Anyone who took the trouble to read the economic impact assessments that weighed a potential refurbishment project against the choice of a new bridge would have found the impacts to the downtown economy of a bridge rescue mission unsupportable.  Potential losses were pegged at as much as $13 million a year, dwarfing what impacts they have lately noticed from market shifts to the new Uptown mall in Saanich.  If the rush to the burbs is built on convenient access and plentiful parking, how come they didn’t notice the gross inconvenience of losing the old bridge for a couple of years?  (The only viable means of refurbishing structural elements and getting at the shaky foundations was deconstruction and off-site reworking that has, in any event, proven unfeasible).

Certainly business voices in the city were, after initial apprehensions over costs, quickly convinced of the sound choice embodied in the new bridge.  They, as well as anyone, understood the engineering analysis as well as the very real problems of losing a vital crossing would be for the centre of the region’s economy.  Like most who have had a more practical sense of the issues, the hair on fire claims that a cover up of a cheap and easy fix was being ditched by empire builders just didn’t hold water.  More so, the recognition that the functionality of the system design represented in the new road alignments and added levels of service for cyclists and pedestrians maintained a balance that would have been thrown off-kilter by lane reductions or other closure schemes sometimes promoted by dissenting voices.

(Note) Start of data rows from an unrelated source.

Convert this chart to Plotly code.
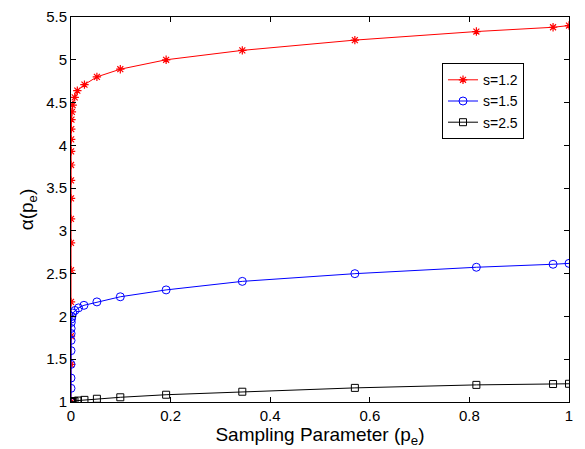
import plotly.graph_objects as go

# s = 1.2
x_s12 = [1.0, 0.968, 0.814, 0.570, 0.344, 0.191, 0.099, 0.052, 0.027, 0.0127, 0.0074,
         0.0034, 0.0018, 0.0009, 0.0005, 0.0003, 0.0002, 0.0001, 0.00006, 0.00004,
         0.00003, 0.00002, 0.00001, 0.000006, 0.000003, 0.000001, 0.0]
y_s12 = [5.40, 5.38, 5.33, 5.23, 5.11, 5.00, 4.89, 4.80, 4.71, 4.64, 4.56,
         4.47, 4.39, 4.30, 4.19, 4.07, 3.93, 3.77, 3.59, 3.38,
         3.14, 2.86, 2.54, 2.17, 1.77, 1.44, 1.00]

# s = 1.5
x_s15 = [1.0, 0.968, 0.814, 0.570, 0.344, 0.191, 0.099, 0.052, 0.026, 0.015, 0.008,
         0.0035, 0.0018, 0.0009, 0.0005, 0.0003, 0.0002, 0.0001, 0.00005, 0.00003,
         0.00002, 0.00001, 0.0]
y_s15 = [2.62, 2.61, 2.575, 2.50, 2.41, 2.31, 2.23, 2.17, 2.13, 2.10, 2.07,
         2.04, 2.00, 1.97, 1.93, 1.86, 1.80, 1.72, 1.60, 1.44,
         1.28, 1.16, 1.00]

# s = 2.5
x_s25 = [1.0, 0.968, 0.814, 0.570, 0.344, 0.191, 0.099, 0.052, 0.027, 0.014, 0.007,
         0.0035, 0.0018, 0.0009, 0.0003, 0.0]
y_s25 = [1.213, 1.21, 1.20, 1.165, 1.12, 1.085, 1.055, 1.038, 1.025, 1.017, 1.01,
         1.006, 1.004, 1.002, 1.001, 1.0]

x_ticks = [0, 0.2, 0.4, 0.6, 0.8, 1]
x_ticklabels = ["0", "0.2", "0.4", "0.6", "0.8", "1"]
y_ticks = [1, 1.5, 2, 2.5, 3, 3.5, 4, 4.5, 5, 5.5]
y_ticklabels = ["1", "1.5", "2", "2.5", "3", "3.5", "4", "4.5", "5", "5.5"]

FONT = "Liberation Sans, Arial, sans-serif"

fig = go.Figure()
fig.add_trace(go.Scatter(x=x_s12, y=y_s12, mode="lines+markers", name="s=1.2",
                         line=dict(color="#ff0000", width=1),
                         marker=dict(symbol="asterisk-open", size=7,
                                     line=dict(color="#ff0000", width=1.2))))
fig.add_trace(go.Scatter(x=x_s15, y=y_s15, mode="lines+markers", name="s=1.5",
                         line=dict(color="#0000ff", width=1),
                         marker=dict(symbol="circle-open", size=8,
                                     line=dict(color="#0000ff", width=1))))
fig.add_trace(go.Scatter(x=x_s25, y=y_s25, mode="lines+markers", name="s=2.5",
                         line=dict(color="#000000", width=1),
                         marker=dict(symbol="square-open", size=7,
                                     line=dict(color="#000000", width=1))))

axis_common = dict(showgrid=False, zeroline=False, showline=True, linecolor="black",
                   linewidth=1, mirror="ticks", ticks="inside", ticklen=5,
                   tickcolor="black", ticklabeloverflow="allow",
                   tickfont=dict(family=FONT, size=15, color="black"))

fig.update_layout(
    width=585, height=449,
    margin=dict(l=71, r=16, t=8, b=47),
    paper_bgcolor="white", plot_bgcolor="white",
    font=dict(family=FONT, color="black"),
    xaxis=dict(range=[0, 1], tickvals=x_ticks, ticktext=x_ticklabels,
               title=dict(text="Sampling Parameter (p<sub>e</sub>)",
                          font=dict(family=FONT, size=19), standoff=0),
               **axis_common),
    yaxis=dict(range=[1, 5.5], tickvals=y_ticks, ticktext=y_ticklabels,
               title=dict(text="α(p<sub>e</sub>)", font=dict(family=FONT, size=19),
                          standoff=7),
               **axis_common),
    legend=dict(x=0.745, y=0.88, xanchor="left", yanchor="top",
                bordercolor="black", borderwidth=1, bgcolor="white",
                font=dict(family=FONT, size=14, color="black"),
                itemwidth=30, tracegroupgap=0),
    showlegend=True,
)

fig.write_html("out.html", config={"displayModeBar": False},
               post_script="document.body.style.margin='0';document.body.style.overflow='hidden';")
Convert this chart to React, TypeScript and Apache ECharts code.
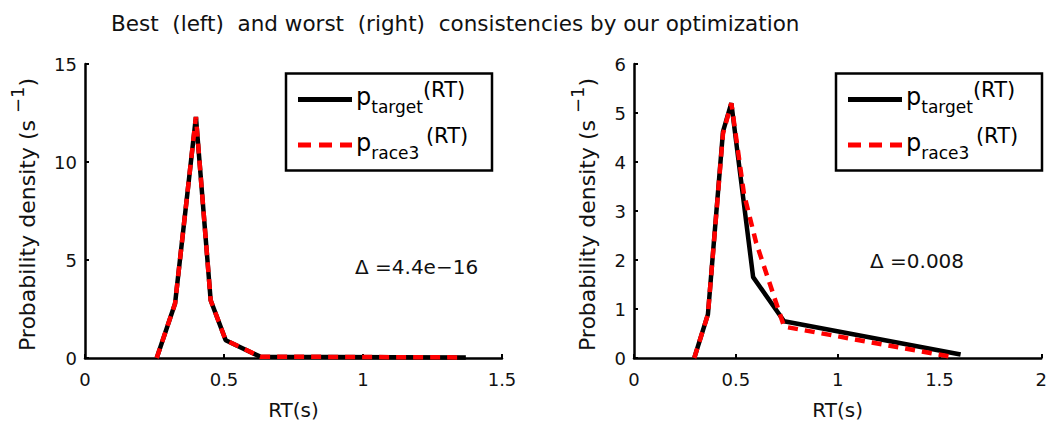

The bridge is an essential connection to the city’s downtown for many in Victoria as well as for those who live in municipalities beyond our borders.  Shutting it down would send them off to other commercial and retail destinations to avoid the headaches of getting downtown via other routes that are even today oversubscribed and not really direct links for many of the trips to downtown businesses in particular.  Why is that point lost on the supporters of a “vibrant downtown economy” who have been taking aim at the bridge project?  Add economic illiteracy to their sandbox grasp of transportation system design.

As much as some would like more parking, more travel lanes for their cars, just as there are those who propose to shut it all down and imagine everyone will walk or bike to every destination for every trip, neither is going to happen.  We’ve achieved something of an equilibrium where extra capacity for cycling and walking trips will help people make more sustainable choices, but those who choose to drive, or who must, will keep the level of service they have now, at least as much as they have had since 1924 when the current bridge was completed. (Transit services and goods movement would run into their own problems if the “greener” solutions were implemented).  What’s useful to know, however, is that the new bridge also caps capacity at those same levels for cars and trucks, and this despite the clear signs of fresh new growth in residential and business development immediately west of the bridge that will generate many thousands of more trips a day to and from downtown.  Most of that growth will be on foot or by bike – the bridge already accommodates more than 1 million trips per annum by bike, some figure larger on foot.  Both will enjoy service improvements that will accelerate those numbers when the new bridge arrives.

Word to the wise on that one too.  Developments on both sides of the bridge owe at least something to the new project.  The uncertainty of a decision, the very questionable resilience of the existing crossing and even the lack of cycling and walking features were an impediment to their moving forward.  Those “concerned” about the city’s economic vibrancy have now another shaky platform to climb down from.  The new bridge is a positive, not a negative, for Victoria’s economy and it’s time to move on.

Next steps will see the start of construction as the city’s freshly secured contractor starts poking holes in the harbour bottom for new foundations.  It will also be the foundation of a new era in the city’s history and one we can look forward to.